The Fed Should Stay Out of Politics
POLITICIANS and bond traders make strange bedfellows. Yet for the moment they are united. They want the Federal Reserve to keep pushing short-term interest rates down. Simply put, they want easy money. Politicians, especially President Bush, want to use the Fed's money to buy votes. Traders naturally want a quick profit.
Traders got their wish last week when the Fed cut the discount rate by a half point to 3 percent. Bond prices moved higher in knee-jerk fashion, but the exchange value of the dollar slipped.
Investors should beware. External and internal prices of dollar-based assets cannot move in opposite directions for long. The threat of future inflation implicit in the Fed's move is obvious. Thus, the current rally in bond prices will likely be short-lived, as was its analogue six months ago. Further ahead, the Fed will eventually have to close its money faucet. When it does, the equity market will suffer.
The Fed is adept at manipulating short-term rates, but it has little control over long rates, which are critical to investment decisions. In order to push short-term rates down, the Fed must pump up the money supply. Such actions always backfire. They fan the fear of inflation and drive up the cost of long-term credit. Higher long rates would abort the recovery in homebuilding, which has already slowed.
The Fed acted after the Labor Department reported a seasonally adjusted drop in nonfarm payroll jobs of 117,000. Private employers did not actually cut their payrolls last month. In fact, the number of jobs increased 715,000. However, this was less than "normal." Therefore, seasonally adjusted, jobs were down.
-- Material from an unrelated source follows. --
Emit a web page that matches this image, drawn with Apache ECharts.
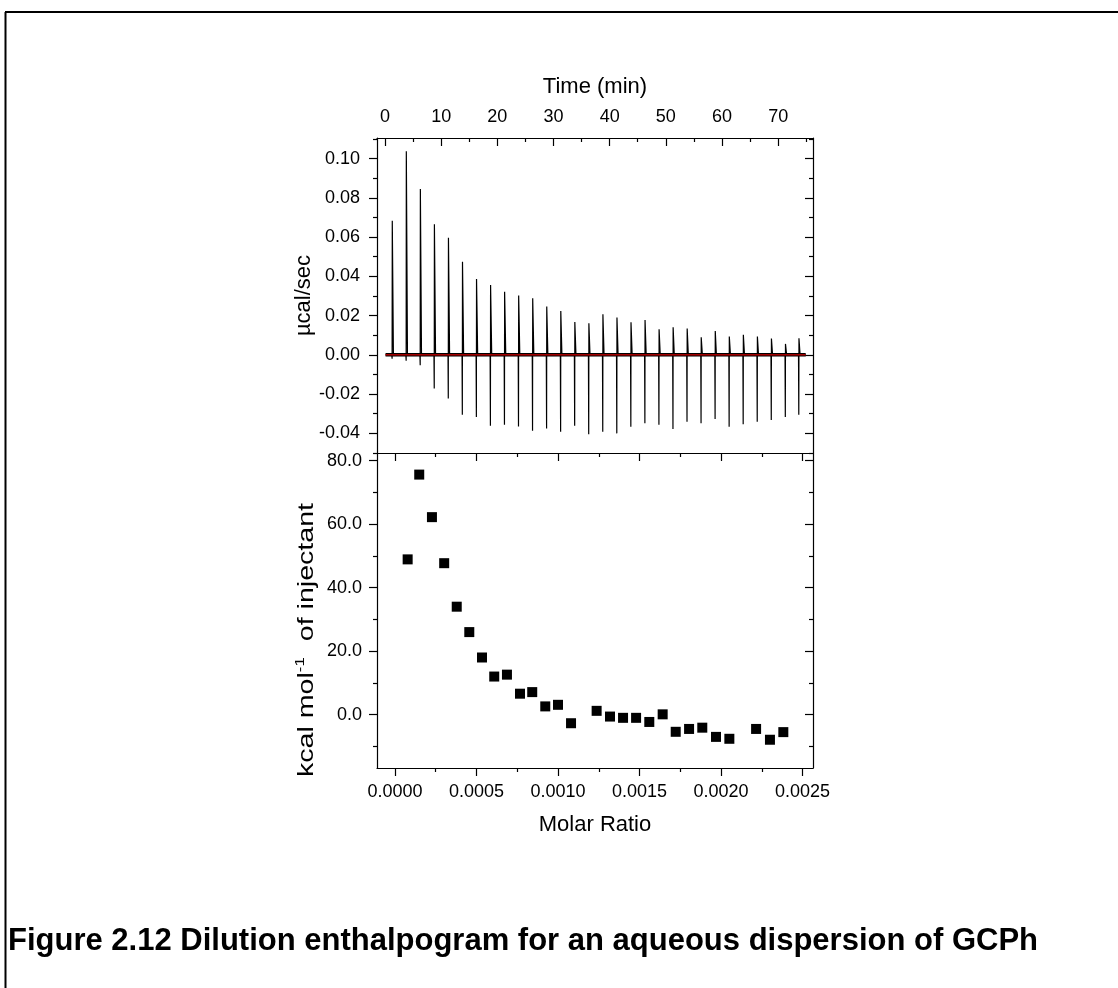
<!DOCTYPE html>
<html><head><meta charset="utf-8">
<script src="https://cdn.jsdelivr.net/npm/echarts@6/dist/echarts.min.js"></script>
<style>html,body{margin:0;padding:0;background:#fff}#c{width:1118px;height:988px}</style>
</head><body><div id="c"></div>
<script>
// ---------- data ----------
// Thermogram (top panel): injection times (min), peak maxima and minima (µcal/sec)
const injTimes = [1.3, 3.8, 6.3, 8.8, 11.3, 13.8, 16.3, 18.8, 21.3, 23.8, 26.3, 28.8, 31.3, 33.8, 36.3,
                  38.8, 41.3, 43.8, 46.3, 48.8, 51.3, 53.8, 56.3, 58.8, 61.3, 63.8, 66.3, 68.8, 71.3, 73.7];
const peakMax = [0.0683, 0.1038, 0.0845, 0.0665, 0.0597, 0.0475, 0.0387, 0.0356, 0.0322, 0.0302, 0.0289, 0.0246,
                 0.0224, 0.0168, 0.0161, 0.0207, 0.0190, 0.0166, 0.0178, 0.0131, 0.0141, 0.0134, 0.0090, 0.0122,
                 0.0093, 0.0102, 0.0093, 0.0083, 0.0056, 0.0085];
const peakMin = [-0.0020, -0.0030, -0.0053, -0.0171, -0.0222, -0.0305, -0.0316, -0.0361, -0.0356, -0.0365, -0.0387,
                 -0.0375, -0.0392, -0.0361, -0.0404, -0.0392, -0.0400, -0.0366, -0.0348, -0.0356, -0.0378, -0.0341,
                 -0.0349, -0.0327, -0.0366, -0.0353, -0.0341, -0.0332, -0.0316, -0.0305];
const traceStart = 0.1, traceEnd = 74.9;
// Integrated heats (bottom panel)
const molarRatio = [0.000078, 0.000149, 0.000227, 0.000302, 0.000379, 0.000456, 0.000534, 0.000609, 0.000687,
                    0.000767, 0.000842, 0.000922, 0.001000, 0.001080, 0.001237, 0.001319, 0.001399, 0.001479,
                    0.001560, 0.001642, 0.001722, 0.001804, 0.001885, 0.001969, 0.002051, 0.002215, 0.002300, 0.002382];
const heat = [48.9, 75.6, 62.2, 47.7, 34.0, 26.0, 18.0, 12.0, 12.6, 6.6, 7.1, 2.6, 3.1, -2.7, 1.2, -0.6, -1.0, -1.0,
              -2.3, 0.1, -5.4, -4.5, -4.1, -7.0, -7.6, -4.5, -7.9, -5.5];
// Tick values
const timeTicks = [0, 10, 20, 30, 40, 50, 60, 70];
const timeMinor = [5, 15, 25, 35, 45, 55, 65, 75];
const powerTicks = [-0.04, -0.02, 0, 0.02, 0.04, 0.06, 0.08, 0.10];
const powerMinor = [-0.05, -0.03, -0.01, 0.01, 0.03, 0.05, 0.07, 0.09, 0.11];
const ratioTicks = [0, 0.0005, 0.0010, 0.0015, 0.0020, 0.0025];
const ratioMinor = [0.00025, 0.00075, 0.00125, 0.00175, 0.00225];
const heatTicks = [0, 20, 40, 60, 80];
const heatMinor = [-10, 10, 30, 50, 70];

// ---------- build series from the arrays ----------
const trace = [[traceStart, 0]];
injTimes.forEach((t, i) => {
  trace.push([t - 0.08, 0], [t - 0.03, peakMin[i]], [t, peakMax[i]], [t + 0.2, 0]);
});
trace.push([traceEnd, 0]);
const points = molarRatio.map((x, i) => [x, heat[i]]);

const F = '"Liberation Sans", Arial, sans-serif';
const LC = {color: '#000', width: 1.2};
function ax(o) {
  const a = {
    type: 'value', splitLine: {show: false},
    axisLine: {show: !!o.line, onZero: false, lineStyle: LC},
    axisTick: {show: !!o.ticks, inside: !!o.inside, length: o.len || 8, customValues: o.ticks, lineStyle: LC},
    axisLabel: {show: !!o.labels, customValues: o.labels, margin: o.margin || 14, fontSize: 18, color: '#000',
                fontFamily: F, formatter: o.fmt},
    gridIndex: o.grid, position: o.pos, min: o.min, max: o.max
  };
  if (o.name) {
    a.name = o.name; a.nameLocation = 'middle'; a.nameGap = o.gap;
    a.nameTextStyle = Object.assign({fontSize: 22, fontFamily: F, color: '#000'}, o.nts || {});
  }
  return a;
}
const tR = [-1.42, 76.2], pR = [-0.05, 0.1105], rR = [-0.00011, 0.002564], hR = [-16.8, 82.4];

const option = {
  animation: false,
  backgroundColor: '#fff',
  title: {text: 'Figure 2.12 Dilution enthalpogram for an aqueous dispersion of GCPh', left: 8, top: 926, padding: 0,
          textStyle: {fontSize: 31, fontWeight: 'bold', fontFamily: F, color: '#000'}},
  graphic: [
    {type: 'line', shape: {x1: 5, y1: 12, x2: 1118, y2: 12}, style: {stroke: '#000', lineWidth: 2}},
    {type: 'line', shape: {x1: 5.5, y1: 12, x2: 5.5, y2: 988}, style: {stroke: '#000', lineWidth: 2}},
    {type: 'text', x: 307, y: 640, rotation: Math.PI / 2, scaleX: 1.3,
     style: {text: '{a|kcal mol}{s|-1}{a|  of injectant}', align: 'center', verticalAlign: 'middle',
             rich: {a: {fontSize: 22, fontFamily: F, fill: '#000', lineHeight: 26},
                    s: {fontSize: 13, fontFamily: F, fill: '#000', verticalAlign: 'top', lineHeight: 26}}}}
  ],
  grid: [
    {left: 377, top: 138, width: 436, height: 315},
    {left: 377, top: 453, width: 436, height: 315}
  ],
  xAxis: [
    ax({grid: 0, pos: 'top', min: tR[0], max: tR[1], line: true, ticks: timeTicks, inside: true, len: 8,
        labels: timeTicks, margin: 12, fmt: v => String(v), name: 'Time (min)', gap: 40}),
    ax({grid: 0, pos: 'top', min: tR[0], max: tR[1], ticks: timeMinor, inside: true, len: 4}),
    ax({grid: 1, pos: 'bottom', min: rR[0], max: rR[1], line: true, ticks: ratioTicks, len: 8,
        labels: ratioTicks, margin: 15, fmt: v => v.toFixed(4), name: 'Molar Ratio', gap: 46}),
    ax({grid: 1, pos: 'bottom', min: rR[0], max: rR[1], ticks: ratioMinor, len: 4}),
    ax({grid: 1, pos: 'top', min: rR[0], max: rR[1], line: true, ticks: ratioTicks, inside: true, len: 8}),
    ax({grid: 1, pos: 'top', min: rR[0], max: rR[1], ticks: ratioMinor, inside: true, len: 4})
  ],
  yAxis: [
    ax({grid: 0, pos: 'left', min: pR[0], max: pR[1], line: true, ticks: powerTicks, len: 8,
        labels: powerTicks, margin: 17, fmt: v => v.toFixed(2), name: 'µcal/sec', gap: 62}),
    ax({grid: 0, pos: 'left', min: pR[0], max: pR[1], ticks: powerMinor, len: 4}),
    ax({grid: 0, pos: 'right', min: pR[0], max: pR[1], line: true, ticks: powerTicks, inside: true, len: 8}),
    ax({grid: 0, pos: 'right', min: pR[0], max: pR[1], ticks: powerMinor, inside: true, len: 4}),
    ax({grid: 1, pos: 'left', min: hR[0], max: hR[1], line: true, ticks: heatTicks, len: 8,
        labels: heatTicks, margin: 15, fmt: v => v.toFixed(1)}),
    ax({grid: 1, pos: 'left', min: hR[0], max: hR[1], ticks: heatMinor, len: 4}),
    ax({grid: 1, pos: 'right', min: hR[0], max: hR[1], line: true, ticks: heatTicks, inside: true, len: 8}),
    ax({grid: 1, pos: 'right', min: hR[0], max: hR[1], ticks: heatMinor, inside: true, len: 4})
  ],
  series: [
    {type: 'line', xAxisIndex: 0, yAxisIndex: 0, data: [[traceStart, 0], [traceEnd, 0]], showSymbol: false,
     symbol: 'none', lineStyle: {color: '#000', width: 3.5}, z: 1},
    {type: 'line', xAxisIndex: 0, yAxisIndex: 0, data: trace, showSymbol: false, symbol: 'none',
     lineStyle: {color: '#000', width: 1.2}, z: 2},
    {type: 'line', xAxisIndex: 0, yAxisIndex: 0, data: [[traceStart, 0], [traceEnd, 0]], showSymbol: false,
     symbol: 'none', lineStyle: {color: '#ff0000', width: 1}, z: 3},
    {type: 'scatter', xAxisIndex: 2, yAxisIndex: 4, data: points, symbol: 'rect', symbolSize: 10,
     itemStyle: {color: '#000', opacity: 1}}
  ]
};
echarts.init(document.getElementById('c'), null, {renderer: 'canvas'}).setOption(option);
</script></body></html>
Despite the soggy figures, the recovery is not dead. Special factors help account for slow growth in jobs. Teenagers are 4.4 percent of total employment. Yet they made up more than half the jump in unemployment in May and June. The hike in the minimum wage in 1989 and 1990 has deprived more than 1 million young people of jobs.
Adult jobs, meanwhile, did well. Last month 112.4 million people 20 and older had jobs, up 109,000 from May, and up 1.1 million from the low in November 1991. The number of people with full-time jobs declined in June following six consecutive monthly gains. Even with this drop, full-time employment last month was 853,000 higher than November, a 1.5 percent annual rate of increase. The crucial issue is whether the Fed can promote sustainable, long-run growth by flooding the economy with cash. The answer i s "No." To paraphrase Jerry Jordan, president of the Federal Reserve Bank of Cleveland, monetary policy cannot produce real goods and services. It cannot create jobs. It cannot peg the rate of unemployment or the real rate of interest. What the Fed can do is create a setting of long-term price stability within which the economy will operate most efficiently.
Sadly, the Federal Reserve itself has created an opposite impression among market participants. Traders are now "conditioned," as Mr. Jordan put it, to expect the Federal Reserve to cut interest rates following reports suggesting a weak economy. "The most notorious indicator," he said, "is the monthly unemployment rate, or its companion report, nonfarm employment." To reduce short rates, the Fed must run its electronic printing press overtime to increase the supply of bank reserves, the high-powered fund s that are raw material for the money supply. Over the past nine months, total reserves have increased by almost $10 billion.
As a result, the economy is awash with liquidity. Nonfinancial companies, normally large users of credit, are now lending more than they are borrowing. Consumer purchases of cars and light trucks rose this spring, even though consumer credit declined. Somebody has money.
Fed chairman Alan Greenspan is well aware that fear of inflation is keeping long-term interest rates high. Mr. Greenspan claims inflation will not reemerge, and therefore that long-term bond rates will soon fall. To validate his forecast, Greenspan should declare his independence from the White House, and resist the pressure to cut short-term rates.